Given instruction. Leave out the pictures and repeat the data exactly.

Data block.

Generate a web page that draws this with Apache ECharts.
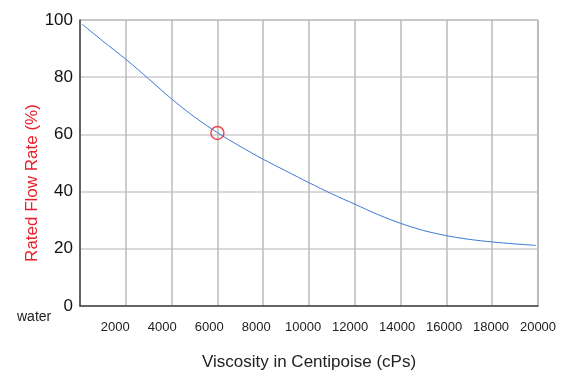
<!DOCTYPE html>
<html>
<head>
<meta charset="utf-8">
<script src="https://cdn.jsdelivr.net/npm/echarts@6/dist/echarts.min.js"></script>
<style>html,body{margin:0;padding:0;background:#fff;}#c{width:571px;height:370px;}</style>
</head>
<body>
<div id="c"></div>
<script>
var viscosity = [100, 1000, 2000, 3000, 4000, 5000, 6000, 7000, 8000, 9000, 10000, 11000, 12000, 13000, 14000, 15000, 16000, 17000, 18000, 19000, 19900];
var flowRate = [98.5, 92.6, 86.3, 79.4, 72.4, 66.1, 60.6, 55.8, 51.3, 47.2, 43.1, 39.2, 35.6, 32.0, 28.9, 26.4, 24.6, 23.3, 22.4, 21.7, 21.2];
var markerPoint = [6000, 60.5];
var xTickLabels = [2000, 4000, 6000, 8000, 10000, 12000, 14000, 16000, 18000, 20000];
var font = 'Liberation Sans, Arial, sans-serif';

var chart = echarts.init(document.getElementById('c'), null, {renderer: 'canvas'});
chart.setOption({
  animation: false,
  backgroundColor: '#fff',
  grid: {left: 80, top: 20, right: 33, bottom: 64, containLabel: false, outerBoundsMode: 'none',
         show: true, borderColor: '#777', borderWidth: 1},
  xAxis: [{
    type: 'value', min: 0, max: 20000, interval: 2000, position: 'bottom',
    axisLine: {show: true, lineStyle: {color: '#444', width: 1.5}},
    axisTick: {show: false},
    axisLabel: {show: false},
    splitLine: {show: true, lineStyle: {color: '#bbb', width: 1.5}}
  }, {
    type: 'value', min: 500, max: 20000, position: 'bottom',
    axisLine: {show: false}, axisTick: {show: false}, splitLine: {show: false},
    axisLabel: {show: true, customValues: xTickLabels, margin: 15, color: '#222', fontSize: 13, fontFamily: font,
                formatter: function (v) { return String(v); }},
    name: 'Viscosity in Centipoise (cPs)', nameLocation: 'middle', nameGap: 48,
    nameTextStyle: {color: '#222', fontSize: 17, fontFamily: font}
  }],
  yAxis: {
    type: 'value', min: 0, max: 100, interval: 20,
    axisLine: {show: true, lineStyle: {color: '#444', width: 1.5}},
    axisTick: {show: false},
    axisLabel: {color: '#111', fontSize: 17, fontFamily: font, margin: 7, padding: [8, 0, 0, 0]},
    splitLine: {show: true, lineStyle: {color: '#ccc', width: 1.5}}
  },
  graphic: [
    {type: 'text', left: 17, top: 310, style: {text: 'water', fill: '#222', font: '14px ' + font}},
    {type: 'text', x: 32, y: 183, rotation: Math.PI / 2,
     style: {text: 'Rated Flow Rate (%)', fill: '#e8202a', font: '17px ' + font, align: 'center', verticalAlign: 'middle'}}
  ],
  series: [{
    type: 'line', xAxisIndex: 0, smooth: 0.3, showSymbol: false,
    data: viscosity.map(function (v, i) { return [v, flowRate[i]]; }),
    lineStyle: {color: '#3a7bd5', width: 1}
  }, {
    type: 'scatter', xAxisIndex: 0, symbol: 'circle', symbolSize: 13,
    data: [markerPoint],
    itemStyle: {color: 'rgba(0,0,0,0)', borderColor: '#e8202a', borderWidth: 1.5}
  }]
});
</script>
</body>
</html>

Result of the task.
Generate a web page that draws this with Apache ECharts.
<!DOCTYPE html>
<html>
<head>
<meta charset="utf-8">
<script src="https://cdn.jsdelivr.net/npm/echarts@6/dist/echarts.min.js"></script>
<style>html,body{margin:0;padding:0;background:#fff;}#c{width:571px;height:370px;}</style>
</head>
<body>
<div id="c"></div>
<script>
var viscosity = [100, 1000, 2000, 3000, 4000, 5000, 6000, 7000, 8000, 9000, 10000, 11000, 12000, 13000, 14000, 15000, 16000, 17000, 18000, 19000, 19900];
var flowRate = [98.5, 92.6, 86.3, 79.4, 72.4, 66.1, 60.6, 55.8, 51.3, 47.2, 43.1, 39.2, 35.6, 32.0, 28.9, 26.4, 24.6, 23.3, 22.4, 21.7, 21.2];
var markerPoint = [6000, 60.5];
var xTickLabels = [2000, 4000, 6000, 8000, 10000, 12000, 14000, 16000, 18000, 20000];
var font = 'Liberation Sans, Arial, sans-serif';

var chart = echarts.init(document.getElementById('c'), null, {renderer: 'canvas'});
chart.setOption({
  animation: false,
  backgroundColor: '#fff',
  grid: {left: 80, top: 20, right: 33, bottom: 64, containLabel: false, outerBoundsMode: 'none',
         show: true, borderColor: '#777', borderWidth: 1},
  xAxis: [{
    type: 'value', min: 0, max: 20000, interval: 2000, position: 'bottom',
    axisLine: {show: true, lineStyle: {color: '#444', width: 1.5}},
    axisTick: {show: false},
    axisLabel: {show: false},
    splitLine: {show: true, lineStyle: {color: '#bbb', width: 1.5}}
  }, {
    type: 'value', min: 500, max: 20000, position: 'bottom',
    axisLine: {show: false}, axisTick: {show: false}, splitLine: {show: false},
    axisLabel: {show: true, customValues: xTickLabels, margin: 15, color: '#222', fontSize: 13, fontFamily: font,
                formatter: function (v) { return String(v); }},
    name: 'Viscosity in Centipoise (cPs)', nameLocation: 'middle', nameGap: 48,
    nameTextStyle: {color: '#222', fontSize: 17, fontFamily: font}
  }],
  yAxis: {
    type: 'value', min: 0, max: 100, interval: 20,
    axisLine: {show: true, lineStyle: {color: '#444', width: 1.5}},
    axisTick: {show: false},
    axisLabel: {color: '#111', fontSize: 17, fontFamily: font, margin: 7, padding: [8, 0, 0, 0]},
    splitLine: {show: true, lineStyle: {color: '#ccc', width: 1.5}}
  },
  graphic: [
    {type: 'text', left: 17, top: 310, style: {text: 'water', fill: '#222', font: '14px ' + font}},
    {type: 'text', x: 32, y: 183, rotation: Math.PI / 2,
     style: {text: 'Rated Flow Rate (%)', fill: '#e8202a', font: '17px ' + font, align: 'center', verticalAlign: 'middle'}}
  ],
  series: [{
    type: 'line', xAxisIndex: 0, smooth: 0.3, showSymbol: false,
    data: viscosity.map(function (v, i) { return [v, flowRate[i]]; }),
    lineStyle: {color: '#3a7bd5', width: 1}
  }, {
    type: 'scatter', xAxisIndex: 0, symbol: 'circle', symbolSize: 13,
    data: [markerPoint],
    itemStyle: {color: 'rgba(0,0,0,0)', borderColor: '#e8202a', borderWidth: 1.5}
  }]
});
</script>
</body>
</html>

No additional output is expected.